The Color Monster a Pop-Up Book of Feelings by Anna Llenas
Monster’s colors are all scribbly and mixed-up which means his emotions are, too. The little girl helps Monster separate his feelings on each page with fantastic pop-ups. I love the green calm page showing Monster in a hammock. The next-to-last page has fun pull-up tabs so kids can see inside each of the feelings jars. And the last page is the best surprise . . .
Wild Feelings by David Milgrim
Do you ever feel . . . ? asks this book. Do you feel as stubborn as a mule? as chicken as a chicken? as daffy as a duck? Simple illustrations and metaphorical text show that everyone feels these feelings — and that it’s okay.
Bug in a Vacuum by Melanie Watt
This is a beautifully illustrated book about the stages of grief as shown by a fly trapped in a vacuum bag. I liked this book quite a bit and think it is a great way to share the stages of grief with children.
When I’m Feeling Scared by Trace Moroney
Bunny describes feeling scared. He describes what happens in his body (body trembles and shakes,) what he does (run and hide,) what he does (yell, “HELP,”) and that it’s okay to be scared that everyone gets sacred sometimes. Basic and well-done. More board books in this series: When I’m Feeling Kind, When I’m Feeling Happy, and When I’m Feeling Jealous.
I Am Henry Finch by Alexis Deacon, illustrated by Viviane Schwarz
This book explores our inner thoughts. The finches are a noisy flock until Henry wakes up to quiet one day. He thinks thoughts like I think and I am Henry Finch. Thoughts are new to him, and he discovers that he likes thinking for himself, not just being part of the flock.
I’m New Here by Anne Sibley O’Brien
Back home Jin and Fatimah knew their languages and were included in their classes. Being new, they now feel lonely and confused. This book gently shows how it feels to be new and the process of making friends.
Poppy’s Best Paper by Susan Eaddy, illustrated by Rosalinde Bonnet
Kids will learn about jealousy and perseverance in this relatable picture book about Poppy. She wants her paper to be picked as the best in the class. When it’s not, she’s MAD. And jealous. In the end, Poppy keeps working hard and her paper is finally picked. I really love the artwork and the message in this story.
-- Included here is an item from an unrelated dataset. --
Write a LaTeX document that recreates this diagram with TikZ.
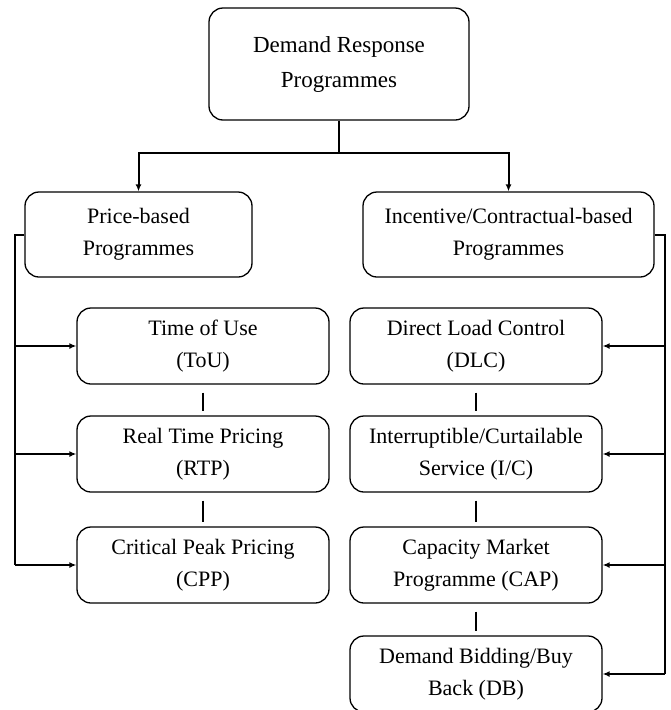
\documentclass[tikz,border=0pt]{standalone}
\usepackage{fontspec}
\setmainfont{Liberation Serif}
\usetikzlibrary{positioning,arrows.meta}

\begin{document}
\begin{tikzpicture}[x=1pt,y=-1pt,
    box/.style={draw, line width=1.3pt, rounded corners=14pt, align=center, inner sep=0pt,
      font=\fontsize{22}{32}\selectfont},
    link/.style={-{Latex[length=7pt,width=6pt]}, line width=2pt},
    rail/.style={line width=2pt},
    gapline/.style={line width=2pt, shorten <=8pt, shorten >=4pt}]
      \useasboundingbox (0,0) rectangle (670,710);
      \node[box, minimum width=260pt, minimum height=112pt, font=\fontsize{23}{35}\selectfont] (drp) at (339,64) {Demand Response\\Programmes};
      \node[box, minimum width=227pt, minimum height=85pt] (price) at (138.5,234.5) {Price-based\\Programmes};
      \node[box, minimum width=291pt, minimum height=85pt] (incent) at (508.5,234.5) {Incentive/Contractual-based\\Programmes};
      \node[box, minimum width=252pt, minimum height=76pt] (tou) at (203,346) {Time of Use\\(ToU)};
      \node[box, minimum width=252pt, minimum height=76pt] (rtp) at (203,454) {Real Time Pricing\\(RTP)};
      \node[box, minimum width=252pt, minimum height=76pt] (cpp) at (203,565) {Critical Peak Pricing\\(CPP)};
      \node[box, minimum width=252pt, minimum height=76pt] (dlc) at (476,346) {Direct Load Control\\(DLC)};
      \node[box, minimum width=252pt, minimum height=76pt] (ic) at (476,454) {Interruptible/Curtailable\\Service (I/C)};
      \node[box, minimum width=252pt, minimum height=76pt] (cap) at (476,565) {Capacity Market\\Programme (CAP)};
      \node[box, minimum width=252pt, minimum height=76pt] (db) at (476,674) {Demand Bidding/Buy\\Back (DB)};
      \draw[rail] (drp.south) -- ++(0,32) coordinate (split);
      \draw[link] (split) -| (price.north);
      \draw[link] (split) -| (incent.north);
      \draw[rail] (price.west) -- ++(-9,0) coordinate (lrail) -- (lrail |- cpp.west);
      \foreach \n in {tou,rtp,cpp}
        \draw[link] (lrail |- \n.west) -- (\n.west);
      \draw[rail] (incent.east) -- ++(10,0) coordinate (rrail) -- (rrail |- db.east);
      \foreach \n in {dlc,ic,cap,db}
        \draw[link] (rrail |- \n.east) -- (\n.east);
      \draw[gapline] (tou) -- (rtp);
      \draw[gapline] (rtp) -- (cpp);
      \draw[gapline] (dlc) -- (ic);
      \draw[gapline] (ic) -- (cap);
      \draw[gapline] (cap) -- (db);
\end{tikzpicture}
\end{document}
The Things I Love About Me by Trace Moroney
I want this for my kids, and yours, don’t you? Enjoy this self-love, confidence board book about a cute bunny who loves so many things about herself such as her fluffy ears, her big smile, and being a good friend. Warm and fuzzy!
Inside Out Sadly Ever After? by Elise Allen, illustrated by Daniel Holland
Riley experiences many emotions throughout her life which is shown in two memories; one of a picnic and the other of going to school. (joy, anger, fear, disgust, and sadness.)